Glencoe 2018

Exploring the Glencoe area.

5 days ― February 2018

Part 1: A weekend in Glencoe

For our third Scottish winter trip we decided to give Glencoe a visit. Keen to advance our skills, we hired a guide (Simon Verspeak) for two of our three days. We asked for help learning some basics of outdoor ropework and being safe on the mountains.

Day 1 - Geàrr Aonach #

It was a wet, windy day. Simon took us to Geàrr Aonach. It was partially sheltered from the wind, but we couldn’t go too high before the ground was too unstable. We focused on gear placement in the morning and emergency techniques in the afternoon.

Two hikers climb a somewhat steep snowy hillside. It's overcast with flurries of snow around.
Photo by Chris Natt.
Looking down on Chris on the side of a snowy mountain.
Ed stoops low to place a piece of climbing gear in a rockface.
Photo by Chris Natt.
Chris holds a large boulder of snow as he faces the camera.
Chris and our guide pull on a length of rope coming towards the camera. The rope runs around a pillar of snow making an anchor.
Chris and Simon pull on an improvised snow anchor.

Day 2 - Aonach Mòr #

For our second day we headed for the valley between Aonach Mòr and Càrn Dearg Meadhonach. The west side of Aonach Mòr had several groups headed for it that morning.

Two groups of climbers walk towards the horizon in snow. The sky is foggy / overcast and blending in with the ground. The climbers are all wearing brightly coloured clothing.
Ed and a guide walk up a snowy mountain on an overcast day. The camera angle is near to the ground looking up at their backs. They're both connected by a climbing rope.
Photo by Chris Natt.

Simon took us up a not-too severe route. Probably a mix of grade 1 & 2. For the most part we probably didn’t need to be roped in - but it was good to practice our technique.

Ed wearing a green softshell jacket with hood over his helmet on the side of a snowy mountain.
Photo by Chris Natt.
Ed and Chris pose together facing the camera on the edge of Aonach Mòr. Both are wearing green jackets and are tied together with a green climbing rope.
A snowy mountainside and valley, with swirls of snow in the air.

Our thanks to Simon for an enjoyable two days and for adapting so well to some less than ideal weather conditions.



Part 2: Mullach nan Coirean and most of Stob Bàn

For our final day in Glencoe we decided to explore the Mamores. We would ascend Mullach nan Coirean from the parking lot in Glen Nevis, and follow the ridge south-east towards Stob Bàn. We’d then Descend the north ridge of Stob Bàn to get back to the car.

Slow going #

For once we had relatively little wind and comfortable temperatures. But we’d chosen a route with lots of fresh untrodden snow. The ascent was slow and arduous - foot after foot of soft powder.

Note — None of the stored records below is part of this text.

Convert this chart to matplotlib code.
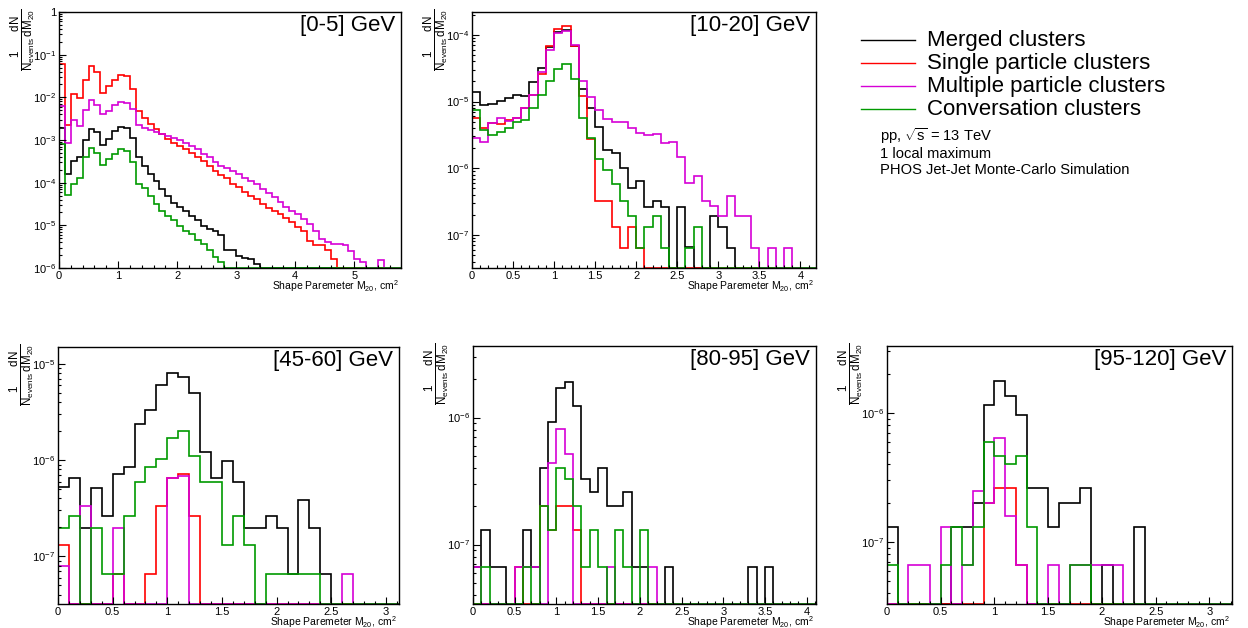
import numpy as np
import matplotlib
matplotlib.use("Agg")
import matplotlib.pyplot as plt
from matplotlib import ticker
from matplotlib.lines import Line2D
from matplotlib.transforms import offset_copy

plt.rcParams['font.family'] = ['Liberation Sans', 'DejaVu Sans']
plt.rcParams['mathtext.fontset'] = 'custom'
plt.rcParams['mathtext.rm'] = 'Liberation Sans'
plt.rcParams['mathtext.it'] = 'Liberation Sans:italic'
plt.rcParams['mathtext.bf'] = 'Liberation Sans:bold'
plt.rcParams['mathtext.sf'] = 'Liberation Sans'
plt.rcParams['mathtext.default'] = 'regular'

W, H = 1248, 628
BIN_WIDTH = 0.1  # cm^2

labels = ["Merged clusters", "Single particle clusters",
          "Multiple particle clusters", "Conversation clusters"]
colors = ["#000000", "#ff0000", "#d600d6", "#009a00"]

# [0-5] GeV
p1_merged = [1.9e-3, 1.6e-4, 3.2e-4, 3.9e-4, 9.8e-4, 1.8e-3, 1.5e-3, 7.6e-4, 1.04e-3, 1.6e-3,
             2.0e-3, 1.9e-3, 1.12e-3, 4.1e-4, 2.5e-4, 1.6e-4, 1.1e-4, 7.1e-5, 4.8e-5, 3.4e-5,
             2.7e-5, 2.2e-5, 1.7e-5, 1.33e-5, 9.8e-6, 8.1e-6, 7.5e-6, 5.9e-6, 2.6e-6, 2.6e-6,
             1.9e-6, 1.7e-6, 1.6e-6, 1.26e-6]
p1_single = [0.060, 2.3e-3, 1.17e-2, 9.4e-3, 2.6e-2, 5.5e-2, 3.9e-2, 1.28e-2, 1.8e-2, 2.6e-2,
             3.4e-2, 3.1e-2, 1.6e-2, 4.8e-3, 3.3e-3, 2.4e-3, 1.8e-3, 1.35e-3, 1.04e-3, 8.7e-4,
             7.3e-4, 6.3e-4, 5.0e-4, 4.1e-4, 3.2e-4, 2.5e-4, 1.9e-4, 1.5e-4, 1.26e-4, 9.3e-5,
             7.8e-5, 5.9e-5, 4.9e-5, 4.1e-5, 3.1e-5, 2.6e-5, 2.2e-5, 1.8e-5, 1.5e-5, 1.2e-5,
             9.3e-6, 7.3e-6, 4.4e-6, 3.4e-6, 3.5e-6, 2.6e-6, 1.6e-6]
p1_multiple = [6.2e-3, 8.5e-4, 3.0e-3, 2.1e-3, 5.0e-3, 8.5e-3, 6.5e-3, 4.0e-3, 4.9e-3, 6.5e-3,
               7.9e-3, 7.5e-3, 5.2e-3, 2.3e-3, 1.9e-3, 1.7e-3, 1.55e-3, 1.35e-3, 1.23e-3, 1.12e-3,
               9.8e-4, 8.7e-4, 7.3e-4, 6.0e-4, 4.8e-4, 3.9e-4, 3.0e-4, 2.5e-4, 2.2e-4, 1.9e-4,
               1.6e-4, 1.3e-4, 1.1e-4, 9.1e-5, 7.1e-5, 5.6e-5, 4.5e-5, 3.6e-5, 2.7e-5, 2.2e-5,
               1.8e-5, 1.4e-5, 1.07e-5, 7.5e-6, 4.8e-6, 4.1e-6, 3.6e-6, 3.7e-6, 3.4e-6, 2.5e-6,
               1.6e-6, 1.4e-6, 0, 0, 1.5e-6]
p1_conversion = [7.9e-4, 5.1e-5, 9.5e-5, 1.3e-4, 3.9e-4, 6.6e-4, 5.0e-4, 2.6e-4, 3.5e-4, 4.8e-4,
                 6.0e-4, 5.5e-4, 3.1e-4, 9.5e-5, 7.3e-5, 4.9e-5, 3.2e-5, 2.2e-5, 1.7e-5, 1.33e-5,
                 9.8e-6, 7.5e-6, 6.3e-6, 4.6e-6, 3.6e-6, 2.6e-6, 1.8e-6, 1.4e-6]

# [10-20] GeV
p2_merged = [1.4e-5, 8.9e-6, 9.2e-6, 1.03e-5, 1.12e-5, 1.26e-5, 1.2e-5, 1.94e-5, 3.2e-5, 6.6e-5,
             1.1e-4, 1.2e-4, 6.8e-5, 1.55e-5, 7.9e-6, 4.2e-6, 1.9e-6, 1.7e-6, 1.0e-6, 5.1e-7,
             6.4e-7, 2.6e-7, 3.2e-7, 2.6e-7, 0, 2.6e-7, 6.7e-8, 0, 0, 1.9e-7,
             1.3e-7, 6.4e-8]
p2_single = [5.6e-6, 4.0e-6, 4.8e-6, 4.6e-6, 5.3e-6, 5.6e-6, 7.9e-6, 1.26e-5, 2.6e-5, 6.8e-5,
             1.24e-4, 1.35e-4, 6.8e-5, 1.2e-5, 2.7e-6, 3.2e-7, 3.2e-7, 1.3e-7, 6.4e-8, 1.3e-7,
             6.4e-8]
p2_multiple = [2.8e-6, 2.5e-6, 4.8e-6, 5.6e-6, 5.1e-6, 5.7e-6, 8.1e-6, 1.26e-5, 2.8e-5, 5.9e-5,
               1.07e-4, 1.15e-4, 7.0e-5, 2.0e-5, 1.16e-5, 7.5e-6, 5.5e-6, 5.0e-6, 4.9e-6, 4.0e-6,
               3.4e-6, 3.2e-6, 3.3e-6, 2.4e-6, 2.5e-6, 1.5e-6, 6.0e-7, 7.6e-7, 3.2e-7, 2.7e-7,
               1.9e-7, 3.8e-7, 1.9e-7, 1.9e-7, 6.4e-8, 0, 6.4e-8, 0, 6.4e-8]
p2_conversion = [7.5e-6, 3.8e-6, 3.2e-6, 3.5e-6, 4.0e-6, 5.0e-6, 5.3e-6, 7.9e-6, 1.26e-5, 2.0e-5,
                 3.1e-5, 3.6e-5, 2.2e-5, 5.6e-6, 2.8e-6, 1.4e-6, 9.5e-7, 5.9e-7, 3.2e-7, 1.9e-7,
                 6.4e-8, 1.3e-7, 1.9e-7, 6.4e-8, 0, 0, 6.4e-8, 1.3e-7]

# [45-60] GeV
p3_merged = [5.2e-7, 6.6e-7, 1.95e-7, 5.1e-7, 2.6e-7, 7.1e-7, 8.5e-7, 2.4e-6, 3.3e-6, 6.0e-6,
             8.0e-6, 7.4e-6, 5.0e-6, 1.22e-6, 6.6e-7, 9.8e-7, 5.9e-7, 1.95e-7, 1.95e-7, 2.6e-7,
             1.95e-7, 6.6e-8, 3.9e-7, 1.95e-7, 6.6e-8]
p3_single = [1.3e-7, 0, 0, 0, 0, 6.6e-8, 0, 0, 6.6e-8, 3.3e-7,
             6.5e-7, 7.1e-7, 2.6e-7]
p3_multiple = [7.9e-8, 0, 3.3e-7, 0, 0, 1.95e-7, 0, 0, 0, 0,
               6.6e-7, 6.8e-7, 0, 0, 0, 0, 0, 0, 0, 0,
               0, 0, 0, 0, 0, 0, 6.6e-8]
p3_conversion = [1.95e-7, 2.6e-7, 0, 1.95e-7, 6.6e-8, 6.6e-8, 2.6e-7, 5.9e-7, 8.5e-7, 1.04e-6,
                 1.7e-6, 2.0e-6, 1.1e-6, 5.9e-7, 5.9e-7, 1.3e-7, 2.6e-7, 1.3e-7, 0, 6.6e-8,
                 6.6e-8, 6.6e-8, 6.6e-8, 6.6e-8]

# [80-95] GeV
p4_merged = [6.7e-8, 1.3e-7, 6.7e-8, 6.7e-8, 0, 0, 1.3e-7, 6.7e-8, 4.0e-7, 9.2e-7,
             1.7e-6, 1.9e-6, 1.23e-6, 3.3e-7, 2.6e-7, 4.0e-7, 2.0e-7, 2.0e-7, 2.6e-7, 6.7e-8,
             6.7e-8, 0, 0, 6.7e-8, 0, 0, 0, 0, 0, 0,
             0, 0, 0, 6.7e-8, 0, 6.7e-8]
p4_single = [0, 0, 0, 0, 0, 6.7e-8, 0, 0, 2.0e-7, 1.3e-7,
             2.0e-7, 2.0e-7, 1.3e-7]
p4_multiple = [6.7e-8, 0, 0, 0, 0, 6.7e-8, 6.7e-8, 6.7e-8, 0, 4.4e-7,
               8.1e-7, 5.2e-7, 0, 0, 0, 0, 6.7e-8, 0, 0, 0,
               0, 6.7e-8]
p4_conversion = [0, 6.7e-8, 0, 0, 0, 0, 6.7e-8, 0, 2.0e-7, 1.3e-7,
                 4.0e-7, 3.3e-7, 2.0e-7, 6.7e-8, 1.3e-7, 6.7e-8, 0, 1.3e-7, 6.7e-8, 0,
                 1.3e-7]

# [95-120] GeV
p5_merged = [1.3e-7, 0, 0, 0, 0, 0, 1.3e-7, 1.3e-7, 2.0e-7, 1.16e-6,
             1.76e-6, 1.36e-6, 9.7e-7, 2.6e-7, 2.6e-7, 1.3e-7, 2.0e-7, 2.0e-7, 2.6e-7, 0,
             6.6e-8, 0, 0, 1.3e-7]
p5_single = [0, 0, 0, 0, 0, 0, 0, 0, 0, 2.0e-7,
             2.6e-7, 2.6e-7, 6.6e-8]
p5_multiple = [0, 0, 6.6e-8, 6.6e-8, 0, 1.3e-7, 0, 6.6e-8, 2.5e-7, 2.0e-7,
               6.4e-7, 1.6e-7, 6.6e-8, 0, 0, 6.6e-8, 0, 6.6e-8, 6.6e-8, 6.6e-8,
               6.6e-8, 6.6e-8]
p5_conversion = [6.6e-8, 0, 0, 0, 0, 6.6e-8, 1.3e-7, 6.6e-8, 1.3e-7, 5.9e-7,
                 4.6e-7, 4.0e-7, 4.6e-7, 1.3e-7, 0, 0, 0, 6.6e-8, 6.6e-8]

titles = ["[0-5] GeV", "[10-20] GeV", "[45-60] GeV", "[80-95] GeV", "[95-120] GeV"]

# frame (left, top, right, bottom) in px, x range, y range, x ticks
panels = [
    dict(rect=(59, 12, 401, 268), data=[p1_merged, p1_single, p1_multiple, p1_conversion],
         xmax=5.79, ylim=(1e-6, 1.0), major=1.0, minor=0.2),
    dict(rect=(472, 12, 816, 268), data=[p2_merged, p2_single, p2_multiple, p2_conversion],
         xmax=4.19, ylim=(3.2e-8, 2.2e-4), major=0.5, minor=0.1),
    dict(rect=(58, 347, 399, 604), data=[p3_merged, p3_single, p3_multiple, p3_conversion],
         xmax=3.12, ylim=(3.2e-8, 1.5e-5), major=0.5, minor=0.1),
    dict(rect=(473, 346, 816, 604), data=[p4_merged, p4_single, p4_multiple, p4_conversion],
         xmax=4.11, ylim=(3.4e-8, 3.66e-6), major=0.5, minor=0.1),
    dict(rect=(887, 346, 1232, 604), data=[p5_merged, p5_single, p5_multiple, p5_conversion],
         xmax=3.21, ylim=(3.3e-8, 3.3e-6), major=0.5, minor=0.1),
]


def log_label(v, pos):
    if abs(v - 1.0) < 1e-12:
        return "1"
    return r"$10^{%d}$" % int(round(np.log10(v)))


fig = plt.figure(figsize=(W / 100, H / 100), dpi=100)
fig.patch.set_facecolor("white")

for title, p in zip(titles, panels):
    l, t, r, b = p["rect"]
    ax = fig.add_axes([l / W, 1 - b / H, (r - l) / W, (b - t) / H])
    ymin, ymax = p["ylim"]
    nbins = int(np.ceil(p["xmax"] / BIN_WIDTH - 1e-9))
    edges = np.arange(nbins + 1) * BIN_WIDTH
    for vals, color in zip(p["data"], colors):
        v = np.zeros(nbins)
        n = min(len(vals), nbins)
        v[:n] = vals[:n]
        v = np.where(v > 0, v, ymin)  # empty bins sit on the frame, ROOT style
        ax.stairs(v, edges, baseline=ymin, color=color, lw=1.2)
    ax.set_yscale("log")
    ax.set_xlim(0, p["xmax"])
    ax.set_ylim(ymin, ymax)

    ax.xaxis.set_major_locator(ticker.MultipleLocator(p["major"]))
    ax.xaxis.set_minor_locator(ticker.MultipleLocator(p["minor"]))
    ax.xaxis.set_major_formatter(ticker.FuncFormatter(lambda v, pos: "%g" % v))
    ax.yaxis.set_major_locator(ticker.LogLocator(base=10, numticks=20))
    ax.yaxis.set_minor_locator(ticker.LogLocator(base=10, subs=np.arange(2, 10) * 1.0, numticks=20))
    ax.yaxis.set_major_formatter(ticker.FuncFormatter(log_label))
    ax.yaxis.set_minor_formatter(ticker.NullFormatter())
    ax.tick_params(which="both", direction="in", top=False, right=False, labelsize=8, width=0.8)
    ax.tick_params(which="major", length=5)
    ax.tick_params(which="minor", length=2.5)
    ax.tick_params(axis="y", pad=2)
    ax.tick_params(axis="x", pad=2)
    for s in ax.spines.values():
        s.set_linewidth(1.0)

    ax.text(1, 1, title, transform=offset_copy(ax.transAxes, fig, x=-6, y=-3, units="dots"),
            ha="right", va="top", fontsize=16)
    ax.text(1, 0, r"Shape Paremeter M$_{20}$, cm$^{2}$",
            transform=offset_copy(ax.transAxes, fig, x=-2, y=-18, units="dots"),
            ha="right", va="center", fontsize=7.5)
    ax.text(0, 1, r"$\frac{1}{N_{events}}\frac{dN}{dM_{20}}$",
            transform=offset_copy(ax.transAxes, fig, x=-36, y=4, units="dots"),
            rotation=90, ha="center", va="top", fontsize=12)

# legend and caption, placed in the empty top-right slot
for i, (lab, col) in enumerate(zip(labels, colors)):
    y = 1 - (40 + 23 * i) / H
    fig.add_artist(Line2D([861 / W, 915 / W], [y, y], color=col, lw=1.0))
    fig.text(927 / W, y - 6 / H, lab, ha="left", va="baseline", fontsize=16)

caption = ["pp, $\\sqrt{s}$ = 13 TeV", "1 local maximum", "PHOS Jet-Jet Monte-Carlo Simulation"]
for i, line in enumerate(caption):
    fig.text(880 / W, 1 - (141 + 16.5 * i) / H, line, ha="left", va="baseline", fontsize=10.6)

fig.savefig("out.png", dpi=100, facecolor="white")
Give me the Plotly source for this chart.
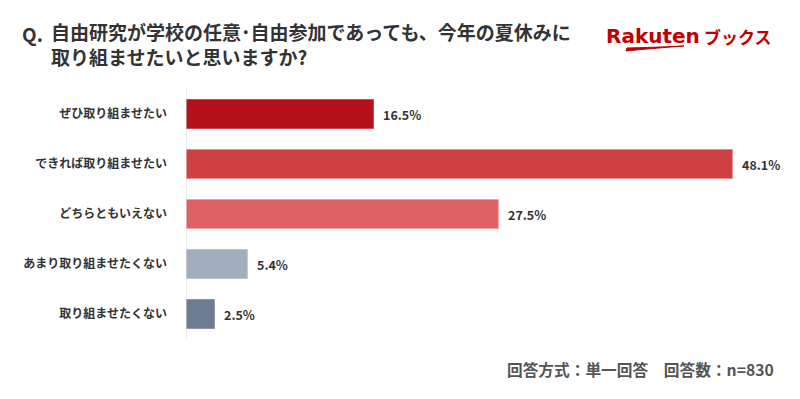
import plotly.graph_objects as go

categories = ["ぜひ取り組ませたい", "できれば取り組ませたい", "どちらともいえない", "あまり取り組ませたくない", "取り組ませたくない"]
values = [16.5, 48.1, 27.5, 5.4, 2.5]
value_labels = ["16.5%", "48.1%", "27.5%", "5.4%", "2.5%"]
colors = ["#B5111B", "#CF4043", "#E06165", "#A2ADBE", "#6E7C93"]
borders = ["#C94A50", "#E58A8D", "#F0A3A6", "#BCC4D1", "#8A95A8"]

FONT = "Noto Sans CJK JP"
L, R, T, B = 186, 46, 89, 60
W, H = 800, 399
PW, PH = W - L - R, H - T - B


def px(xp):
    return (xp - L) / PW


def py(yp):
    return (H - B - yp) / PH


fig = go.Figure()
fig.add_trace(go.Bar(
    x=values, y=categories, orientation="h",
    marker=dict(color=colors, line=dict(color=borders, width=1)),
    width=0.58,
    hoverinfo="skip",
))

for v, c, lab in zip(values, categories, value_labels):
    fig.add_annotation(x=v, y=c, xref="x", yref="y", text="<b>" + lab + "</b>",
                       showarrow=False, xanchor="left", yanchor="middle", xshift=8,
                       font=dict(family=FONT, size=12.5, color="#333333"))

fig.update_layout(
    width=W, height=H,
    margin=dict(l=L, r=R, t=T, b=B),
    paper_bgcolor="white", plot_bgcolor="white",
    showlegend=False,
    bargap=0.42,
    font=dict(family=FONT, color="#333333"),
    xaxis=dict(range=[0, 50], visible=False, fixedrange=True),
    yaxis=dict(
        autorange="reversed", showgrid=False, zeroline=False,
        showline=False, ticks="", ticklabelstandoff=18,
        tickmode="array", tickvals=categories,
        ticktext=["<b>" + c + "</b>" for c in categories],
        tickfont=dict(family=FONT, size=12, color="#333333"),
    ),
)

# vertical axis line
fig.add_shape(type="line", xref="x", yref="paper", x0=0, x1=0, y0=0, y1=1,
              line=dict(color="#D9D9D9", width=1))

# Title
fig.add_annotation(xref="paper", yref="paper", x=px(20), y=py(33), xanchor="left", yanchor="middle",
                   text="<b>Q.</b>", showarrow=False,
                   font=dict(family=FONT, size=19, color="#333333"))
fig.add_annotation(xref="paper", yref="paper", x=px(49), y=py(16), xanchor="left", yanchor="top",
                   text="<b>自由研究が学校の任意･自由参加であっても、今年の夏休みに</b><br>"
                        "<b>取り組ませたいと思いますか?</b>",
                   align="left", showarrow=False,
                   font=dict(family=FONT, size=19, color="#333333"))

# Logo
fig.add_annotation(xref="paper", yref="paper", x=px(604), y=py(36), xanchor="left", yanchor="middle",
                   text="<b>Rakuten</b>", showarrow=False,
                   font=dict(family="DejaVu Sans", size=20, color="#BF0000"))
fig.add_annotation(xref="paper", yref="paper", x=px(774), y=py(36), xanchor="right", yanchor="middle",
                   text="<b>ブックス</b>", showarrow=False,
                   font=dict(family=FONT, size=17, color="#BF0000"))
fig.add_shape(type="path", xref="paper", yref="paper",
              path="M %f %f L %f %f Q %f %f %f %f Q %f %f %f %f Z" % (
                  px(626), py(51), px(627), py(48),
                  px(650), py(47.5), px(684), py(46),
                  px(650), py(48.5), px(626), py(51)),
              line=dict(color="#BF0000", width=1), fillcolor="#BF0000")

# footer
fig.add_annotation(xref="paper", yref="paper", x=px(776), y=py(369), xanchor="right", yanchor="middle",
                   text="<b>回答方式：単一回答　回答数：n=830</b>", showarrow=False,
                   font=dict(family=FONT, size=15.7, color="#555555"))

fig.write_html("out.html")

Chris stands at the foot of a snowy coire with early morning sun ahead of him.
Ed in the distance looking down over a snow covered ridge.
Photo by Chris Natt.

Near the summit of Mullach nan Coirean we separated briefly to get some long shots of each other - good fun with the ridges between us.

Chris descending a snowy plateau.
A long photo looking down a snowy mountain to the valley. The small figure of Chris is visible in the distance with both hands in the air waving to the camera.

I think this is the first hike we’ve done where the winds dropped enough to hear each other easily. On the plateau summit of Mullach nan Coirean the ground was rimmed up and crunchy.

Chris kneeling on a snowy plateau taking a photo.
Ed in far distance is a dark spec on an otherwise white mountain.
Photo by Chris Natt.
A wide photo of a snow covered mountain peak with other mountains in the far distance beyond a valley. At the top of the peak is a small figure.
Photo by Chris Natt.
A long telephoto photo of a snowy ridge in the distance. A few small brightly coloured figures can be seen on the ridge.
Glad to see we weren't the only ones on the mountain.

Not quite the summit, but close enough #

The summit of Stob Bàn is about 90m up from this point - but by now Chris and I were exhausted, and the weather was turning. We couldn’t see the summit, and didn’t fancy ascending to a peak in fog. We decided to head home.

A portrait of Chris and Ed near the summit of Stob Bàn.
A panorama of a white mountainside, with occasional dark patch of rock.
Two boots with crampons on are in the foreground descending a steep snowy mountain. Ed can be seen a few meters ahead.
Photo by Chris Natt.
Ed looks back to the camera as he descends a steep snowy ridge.
Photo by Chris Natt.

The descent turned out to be more adventurous than we’d expected. In retrospect I expect most people ascend the north ridge, not descend it. Really tricky going in powdery snow and such steep steps. Chris was braver than I in continuing to take photos whilst we went down.

A wide photo looking down on Chris on a mostly brown hillside, with patches of snow here and there.

This last photo is from the next day and our return drive back to Inverness. So much of the countryside is simply stunning and demands you stop for a bit.